>> BEGIN DATA BLOCK
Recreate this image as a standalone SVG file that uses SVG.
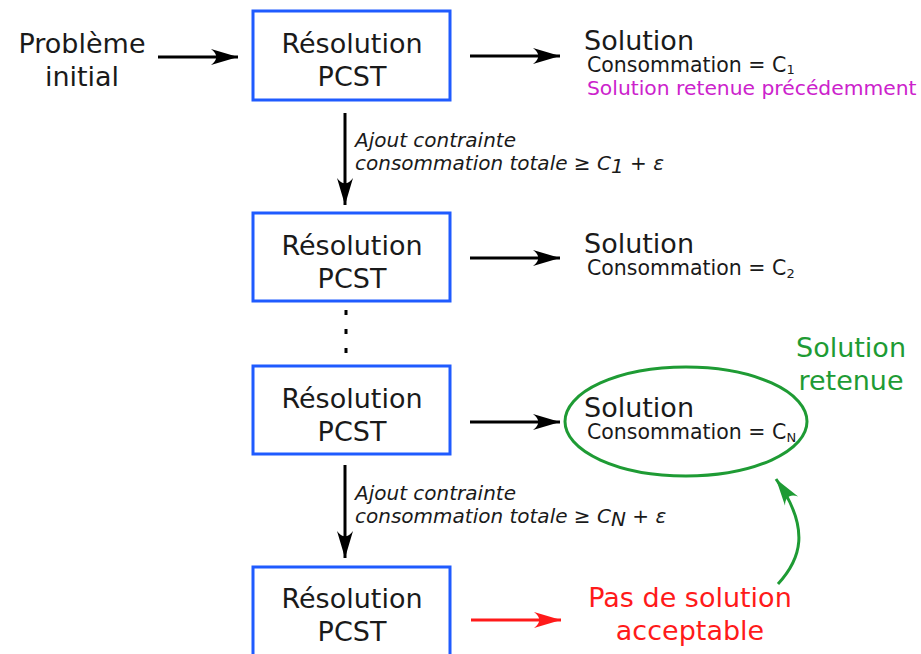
<svg xmlns="http://www.w3.org/2000/svg" width="921" height="654" viewBox="0 0 921 654">
<style>
text{font-family:"DejaVu Sans","Liberation Sans",sans-serif;fill:#1a1a1a}
.big{font-size:27px}
.mid{font-size:20.5px}
.sub{font-size:13px}
.it{font-size:20px;font-style:italic}
.c{text-anchor:middle}
.box{fill:#fff;stroke:#1f5bff;stroke-width:3}
.ln{fill:none;stroke:#000;stroke-width:3}
</style>
<defs>
<marker id="ah" markerUnits="userSpaceOnUse" markerWidth="30" markerHeight="20" viewBox="-27 -10 30 20" refX="0" refY="0" orient="auto"><path d="M0,0 L-27,-8 C-20,-3 -20,3 -27,8 Z" fill="#000"/></marker>
<marker id="ahr" markerUnits="userSpaceOnUse" markerWidth="30" markerHeight="20" viewBox="-27 -10 30 20" refX="0" refY="0" orient="auto"><path d="M0,0 L-27,-8 C-20,-3 -20,3 -27,8 Z" fill="#ff1a1a"/></marker>
<marker id="ahg" markerUnits="userSpaceOnUse" markerWidth="30" markerHeight="20" viewBox="-27 -10 30 20" refX="0" refY="0" orient="auto"><path d="M0,0 L-27,-8 C-20,-3 -20,3 -27,8 Z" fill="#1e9b34"/></marker>
</defs>

<g id="connectors">
<line class="ln" x1="158" y1="57" x2="238" y2="57" marker-end="url(#ah)"/>
<line class="ln" x1="470" y1="56" x2="560" y2="56" marker-end="url(#ah)"/>
<line class="ln" x1="345" y1="113" x2="345" y2="205" marker-end="url(#ah)"/>
<line class="ln" x1="470" y1="258" x2="560" y2="258" marker-end="url(#ah)"/>
<line x1="346" y1="310" x2="346" y2="356" stroke="#000" stroke-width="3" stroke-dasharray="5 14"/>
<line class="ln" x1="470" y1="422" x2="560" y2="422" marker-end="url(#ah)"/>
<line class="ln" x1="345" y1="465" x2="345" y2="558" marker-end="url(#ah)"/>
<line x1="471" y1="620" x2="561" y2="620" stroke="#ff1a1a" stroke-width="3" marker-end="url(#ahr)"/>
<path d="M778,584 C800,560 812,530 776,479" fill="none" stroke="#1e9b34" stroke-width="3" marker-end="url(#ahg)"/>
</g>

<g id="start">
<text class="big c" x="82" y="53">Problème</text>
<text class="big c" x="82" y="86">initial</text>
</g>

<g id="box1">
<rect class="box" x="253" y="11" width="197" height="89"/>
<text class="big c" x="352" y="53">Résolution</text>
<text class="big c" x="352" y="86">PCST</text>
</g>

<g id="sol1">
<text class="big" x="584" y="50">Solution</text>
<text class="mid" x="587" y="72">Consommation = C<tspan class="sub" dy="2">1</tspan></text>
<text x="587" y="95" style="font-size:20.3px;fill:#cc22cc">Solution retenue précédemment</text>
</g>

<g id="label1">
<text class="it" x="355" y="147">Ajout contrainte</text>
<text class="it" x="355" y="170">consommation totale ≥ C<tspan dy="3">1</tspan><tspan dy="-3"> + ε</tspan></text>
</g>

<g id="box2">
<rect class="box" x="253" y="213" width="197" height="88"/>
<text class="big c" x="352" y="255">Résolution</text>
<text class="big c" x="352" y="288">PCST</text>
</g>

<g id="sol2">
<text class="big" x="584" y="253">Solution</text>
<text class="mid" x="587" y="275">Consommation = C<tspan class="sub" dy="3">2</tspan></text>
</g>

<g id="box3">
<rect class="box" x="253" y="366" width="197" height="88"/>
<text class="big c" x="352" y="408">Résolution</text>
<text class="big c" x="352" y="441">PCST</text>
</g>

<g id="solN">
<ellipse cx="686" cy="421.5" rx="121" ry="54.5" fill="none" stroke="#1e9b34" stroke-width="3"/>
<text class="big" x="584" y="417">Solution</text>
<text class="mid" x="587" y="439">Consommation = C<tspan class="sub" dy="3">N</tspan></text>
</g>

<g id="retenue">
<text class="big c" x="851" y="357" style="fill:#1e9b34">Solution</text>
<text class="big c" x="851" y="390" style="fill:#1e9b34">retenue</text>
</g>

<g id="label2">
<text class="it" x="355" y="500">Ajout contrainte</text>
<text class="it" x="355" y="523">consommation totale ≥ C<tspan dy="3">N</tspan><tspan dy="-3"> + ε</tspan></text>
</g>

<g id="box4">
<rect class="box" x="253" y="567" width="197" height="100"/>
<text class="big c" x="352" y="608">Résolution</text>
<text class="big c" x="352" y="641">PCST</text>
</g>

<g id="nosol">
<text class="big c" x="690" y="607" style="fill:#ff1a1a">Pas de solution</text>
<text class="big c" x="690" y="640" style="fill:#ff1a1a">acceptable</text>
</g>
</svg>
>> END DATA BLOCK
Copy out the data above exactly, except the pictures.

_RESPONSE TO THE EXERCISE_
Recreate this image as a standalone SVG file that uses SVG.
<svg xmlns="http://www.w3.org/2000/svg" width="921" height="654" viewBox="0 0 921 654">
<style>
text{font-family:"DejaVu Sans","Liberation Sans",sans-serif;fill:#1a1a1a}
.big{font-size:27px}
.mid{font-size:20.5px}
.sub{font-size:13px}
.it{font-size:20px;font-style:italic}
.c{text-anchor:middle}
.box{fill:#fff;stroke:#1f5bff;stroke-width:3}
.ln{fill:none;stroke:#000;stroke-width:3}
</style>
<defs>
<marker id="ah" markerUnits="userSpaceOnUse" markerWidth="30" markerHeight="20" viewBox="-27 -10 30 20" refX="0" refY="0" orient="auto"><path d="M0,0 L-27,-8 C-20,-3 -20,3 -27,8 Z" fill="#000"/></marker>
<marker id="ahr" markerUnits="userSpaceOnUse" markerWidth="30" markerHeight="20" viewBox="-27 -10 30 20" refX="0" refY="0" orient="auto"><path d="M0,0 L-27,-8 C-20,-3 -20,3 -27,8 Z" fill="#ff1a1a"/></marker>
<marker id="ahg" markerUnits="userSpaceOnUse" markerWidth="30" markerHeight="20" viewBox="-27 -10 30 20" refX="0" refY="0" orient="auto"><path d="M0,0 L-27,-8 C-20,-3 -20,3 -27,8 Z" fill="#1e9b34"/></marker>
</defs>

<g id="connectors">
<line class="ln" x1="158" y1="57" x2="238" y2="57" marker-end="url(#ah)"/>
<line class="ln" x1="470" y1="56" x2="560" y2="56" marker-end="url(#ah)"/>
<line class="ln" x1="345" y1="113" x2="345" y2="205" marker-end="url(#ah)"/>
<line class="ln" x1="470" y1="258" x2="560" y2="258" marker-end="url(#ah)"/>
<line x1="346" y1="310" x2="346" y2="356" stroke="#000" stroke-width="3" stroke-dasharray="5 14"/>
<line class="ln" x1="470" y1="422" x2="560" y2="422" marker-end="url(#ah)"/>
<line class="ln" x1="345" y1="465" x2="345" y2="558" marker-end="url(#ah)"/>
<line x1="471" y1="620" x2="561" y2="620" stroke="#ff1a1a" stroke-width="3" marker-end="url(#ahr)"/>
<path d="M778,584 C800,560 812,530 776,479" fill="none" stroke="#1e9b34" stroke-width="3" marker-end="url(#ahg)"/>
</g>

<g id="start">
<text class="big c" x="82" y="53">Problème</text>
<text class="big c" x="82" y="86">initial</text>
</g>

<g id="box1">
<rect class="box" x="253" y="11" width="197" height="89"/>
<text class="big c" x="352" y="53">Résolution</text>
<text class="big c" x="352" y="86">PCST</text>
</g>

<g id="sol1">
<text class="big" x="584" y="50">Solution</text>
<text class="mid" x="587" y="72">Consommation = C<tspan class="sub" dy="2">1</tspan></text>
<text x="587" y="95" style="font-size:20.3px;fill:#cc22cc">Solution retenue précédemment</text>
</g>

<g id="label1">
<text class="it" x="355" y="147">Ajout contrainte</text>
<text class="it" x="355" y="170">consommation totale ≥ C<tspan dy="3">1</tspan><tspan dy="-3"> + ε</tspan></text>
</g>

<g id="box2">
<rect class="box" x="253" y="213" width="197" height="88"/>
<text class="big c" x="352" y="255">Résolution</text>
<text class="big c" x="352" y="288">PCST</text>
</g>

<g id="sol2">
<text class="big" x="584" y="253">Solution</text>
<text class="mid" x="587" y="275">Consommation = C<tspan class="sub" dy="3">2</tspan></text>
</g>

<g id="box3">
<rect class="box" x="253" y="366" width="197" height="88"/>
<text class="big c" x="352" y="408">Résolution</text>
<text class="big c" x="352" y="441">PCST</text>
</g>

<g id="solN">
<ellipse cx="686" cy="421.5" rx="121" ry="54.5" fill="none" stroke="#1e9b34" stroke-width="3"/>
<text class="big" x="584" y="417">Solution</text>
<text class="mid" x="587" y="439">Consommation = C<tspan class="sub" dy="3">N</tspan></text>
</g>

<g id="retenue">
<text class="big c" x="851" y="357" style="fill:#1e9b34">Solution</text>
<text class="big c" x="851" y="390" style="fill:#1e9b34">retenue</text>
</g>

<g id="label2">
<text class="it" x="355" y="500">Ajout contrainte</text>
<text class="it" x="355" y="523">consommation totale ≥ C<tspan dy="3">N</tspan><tspan dy="-3"> + ε</tspan></text>
</g>

<g id="box4">
<rect class="box" x="253" y="567" width="197" height="100"/>
<text class="big c" x="352" y="608">Résolution</text>
<text class="big c" x="352" y="641">PCST</text>
</g>

<g id="nosol">
<text class="big c" x="690" y="607" style="fill:#ff1a1a">Pas de solution</text>
<text class="big c" x="690" y="640" style="fill:#ff1a1a">acceptable</text>
</g>
</svg>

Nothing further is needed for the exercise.